— Written task —
Up to and including the line with "-197.90, -197.84]", reproduce the listing below exactly, beginning at its first line.

================================

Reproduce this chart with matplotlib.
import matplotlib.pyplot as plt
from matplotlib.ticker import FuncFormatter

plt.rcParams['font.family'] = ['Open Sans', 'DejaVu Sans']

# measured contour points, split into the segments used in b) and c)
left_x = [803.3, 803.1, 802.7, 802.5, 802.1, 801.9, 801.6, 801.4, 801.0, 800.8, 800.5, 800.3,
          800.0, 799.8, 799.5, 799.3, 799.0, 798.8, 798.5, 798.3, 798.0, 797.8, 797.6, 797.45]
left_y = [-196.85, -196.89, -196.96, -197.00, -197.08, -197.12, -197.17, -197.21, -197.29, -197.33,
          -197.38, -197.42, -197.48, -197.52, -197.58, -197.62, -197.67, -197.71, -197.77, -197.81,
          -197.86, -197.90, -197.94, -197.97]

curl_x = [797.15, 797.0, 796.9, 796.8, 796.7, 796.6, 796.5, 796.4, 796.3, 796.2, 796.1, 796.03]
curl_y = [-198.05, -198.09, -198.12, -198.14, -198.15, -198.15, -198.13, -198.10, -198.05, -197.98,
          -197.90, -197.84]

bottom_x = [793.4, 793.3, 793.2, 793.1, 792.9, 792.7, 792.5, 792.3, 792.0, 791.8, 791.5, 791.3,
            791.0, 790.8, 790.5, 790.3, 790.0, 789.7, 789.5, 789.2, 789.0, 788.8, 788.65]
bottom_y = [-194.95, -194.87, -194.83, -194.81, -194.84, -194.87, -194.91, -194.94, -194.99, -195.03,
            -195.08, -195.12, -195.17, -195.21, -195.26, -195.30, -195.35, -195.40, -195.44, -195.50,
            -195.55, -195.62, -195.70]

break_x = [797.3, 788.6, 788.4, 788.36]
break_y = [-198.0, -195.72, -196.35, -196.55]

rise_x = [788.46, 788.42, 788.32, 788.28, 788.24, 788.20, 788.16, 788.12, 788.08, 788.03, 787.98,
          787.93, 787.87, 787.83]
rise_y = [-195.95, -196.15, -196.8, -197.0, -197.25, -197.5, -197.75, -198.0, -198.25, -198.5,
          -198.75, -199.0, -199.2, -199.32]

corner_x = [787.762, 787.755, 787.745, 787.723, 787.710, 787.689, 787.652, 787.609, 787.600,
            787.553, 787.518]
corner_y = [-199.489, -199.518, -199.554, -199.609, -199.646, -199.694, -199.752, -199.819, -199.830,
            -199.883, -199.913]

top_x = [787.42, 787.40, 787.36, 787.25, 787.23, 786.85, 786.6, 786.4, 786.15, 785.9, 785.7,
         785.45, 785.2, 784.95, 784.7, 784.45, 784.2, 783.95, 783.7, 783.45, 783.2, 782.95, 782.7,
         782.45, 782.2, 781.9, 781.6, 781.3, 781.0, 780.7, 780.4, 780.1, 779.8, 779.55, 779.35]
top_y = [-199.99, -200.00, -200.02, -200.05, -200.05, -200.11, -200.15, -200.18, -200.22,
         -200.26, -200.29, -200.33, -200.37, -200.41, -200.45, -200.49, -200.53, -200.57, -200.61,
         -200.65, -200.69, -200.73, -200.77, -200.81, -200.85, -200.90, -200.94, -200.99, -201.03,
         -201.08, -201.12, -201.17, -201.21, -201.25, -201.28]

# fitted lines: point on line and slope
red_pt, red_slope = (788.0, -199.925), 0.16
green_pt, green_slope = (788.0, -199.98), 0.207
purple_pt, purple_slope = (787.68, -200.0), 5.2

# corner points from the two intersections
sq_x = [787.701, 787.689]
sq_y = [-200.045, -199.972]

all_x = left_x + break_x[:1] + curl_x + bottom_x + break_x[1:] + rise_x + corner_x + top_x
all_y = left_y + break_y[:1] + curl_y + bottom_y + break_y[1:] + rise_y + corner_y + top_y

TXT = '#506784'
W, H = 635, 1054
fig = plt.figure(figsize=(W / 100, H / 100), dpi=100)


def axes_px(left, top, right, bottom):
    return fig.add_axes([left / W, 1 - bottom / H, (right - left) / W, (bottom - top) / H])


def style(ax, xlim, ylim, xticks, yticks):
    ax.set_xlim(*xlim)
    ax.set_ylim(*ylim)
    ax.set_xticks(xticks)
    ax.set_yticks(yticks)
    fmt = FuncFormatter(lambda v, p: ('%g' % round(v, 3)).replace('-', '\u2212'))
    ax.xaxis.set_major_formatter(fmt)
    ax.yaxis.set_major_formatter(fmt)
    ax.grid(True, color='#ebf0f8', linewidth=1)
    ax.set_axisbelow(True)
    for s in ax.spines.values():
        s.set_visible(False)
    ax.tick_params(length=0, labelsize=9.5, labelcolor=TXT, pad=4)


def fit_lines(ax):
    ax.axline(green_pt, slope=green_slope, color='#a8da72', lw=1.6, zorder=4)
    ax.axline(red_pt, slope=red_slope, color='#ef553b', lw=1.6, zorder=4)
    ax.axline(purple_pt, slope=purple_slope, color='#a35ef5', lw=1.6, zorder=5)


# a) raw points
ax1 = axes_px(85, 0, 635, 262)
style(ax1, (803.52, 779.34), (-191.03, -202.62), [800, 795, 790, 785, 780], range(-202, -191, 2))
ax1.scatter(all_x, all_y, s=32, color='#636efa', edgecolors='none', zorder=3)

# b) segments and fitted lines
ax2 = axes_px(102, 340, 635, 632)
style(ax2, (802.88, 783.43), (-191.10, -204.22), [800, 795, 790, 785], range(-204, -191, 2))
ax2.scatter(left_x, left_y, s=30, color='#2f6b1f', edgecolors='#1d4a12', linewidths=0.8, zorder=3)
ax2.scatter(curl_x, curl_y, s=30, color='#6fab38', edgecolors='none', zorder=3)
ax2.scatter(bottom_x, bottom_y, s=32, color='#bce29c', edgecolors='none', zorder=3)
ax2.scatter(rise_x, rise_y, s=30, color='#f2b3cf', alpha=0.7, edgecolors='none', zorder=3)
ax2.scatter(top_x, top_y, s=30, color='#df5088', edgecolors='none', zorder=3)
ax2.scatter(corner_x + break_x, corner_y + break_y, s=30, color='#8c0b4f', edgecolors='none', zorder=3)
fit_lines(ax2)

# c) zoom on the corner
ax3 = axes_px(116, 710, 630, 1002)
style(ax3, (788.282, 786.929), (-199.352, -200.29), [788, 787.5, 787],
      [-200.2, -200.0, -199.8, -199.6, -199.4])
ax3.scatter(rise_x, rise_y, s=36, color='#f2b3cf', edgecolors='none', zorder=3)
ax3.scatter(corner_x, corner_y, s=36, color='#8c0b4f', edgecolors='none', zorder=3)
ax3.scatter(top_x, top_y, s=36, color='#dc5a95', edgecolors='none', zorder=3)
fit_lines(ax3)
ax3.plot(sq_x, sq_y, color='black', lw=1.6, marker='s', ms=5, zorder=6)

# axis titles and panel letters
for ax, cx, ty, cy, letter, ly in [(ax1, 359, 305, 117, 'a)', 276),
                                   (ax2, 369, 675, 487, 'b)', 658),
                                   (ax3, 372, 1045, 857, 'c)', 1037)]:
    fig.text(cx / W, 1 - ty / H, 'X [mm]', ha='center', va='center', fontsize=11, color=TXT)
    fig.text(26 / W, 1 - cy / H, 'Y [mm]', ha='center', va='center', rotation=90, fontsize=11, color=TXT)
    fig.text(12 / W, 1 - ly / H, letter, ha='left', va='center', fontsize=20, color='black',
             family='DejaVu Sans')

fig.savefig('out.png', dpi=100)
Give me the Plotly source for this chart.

================================

— Result —
Reproduce this chart with matplotlib.
import matplotlib.pyplot as plt
from matplotlib.ticker import FuncFormatter

plt.rcParams['font.family'] = ['Open Sans', 'DejaVu Sans']

# measured contour points, split into the segments used in b) and c)
left_x = [803.3, 803.1, 802.7, 802.5, 802.1, 801.9, 801.6, 801.4, 801.0, 800.8, 800.5, 800.3,
          800.0, 799.8, 799.5, 799.3, 799.0, 798.8, 798.5, 798.3, 798.0, 797.8, 797.6, 797.45]
left_y = [-196.85, -196.89, -196.96, -197.00, -197.08, -197.12, -197.17, -197.21, -197.29, -197.33,
          -197.38, -197.42, -197.48, -197.52, -197.58, -197.62, -197.67, -197.71, -197.77, -197.81,
          -197.86, -197.90, -197.94, -197.97]

curl_x = [797.15, 797.0, 796.9, 796.8, 796.7, 796.6, 796.5, 796.4, 796.3, 796.2, 796.1, 796.03]
curl_y = [-198.05, -198.09, -198.12, -198.14, -198.15, -198.15, -198.13, -198.10, -198.05, -197.98,
          -197.90, -197.84]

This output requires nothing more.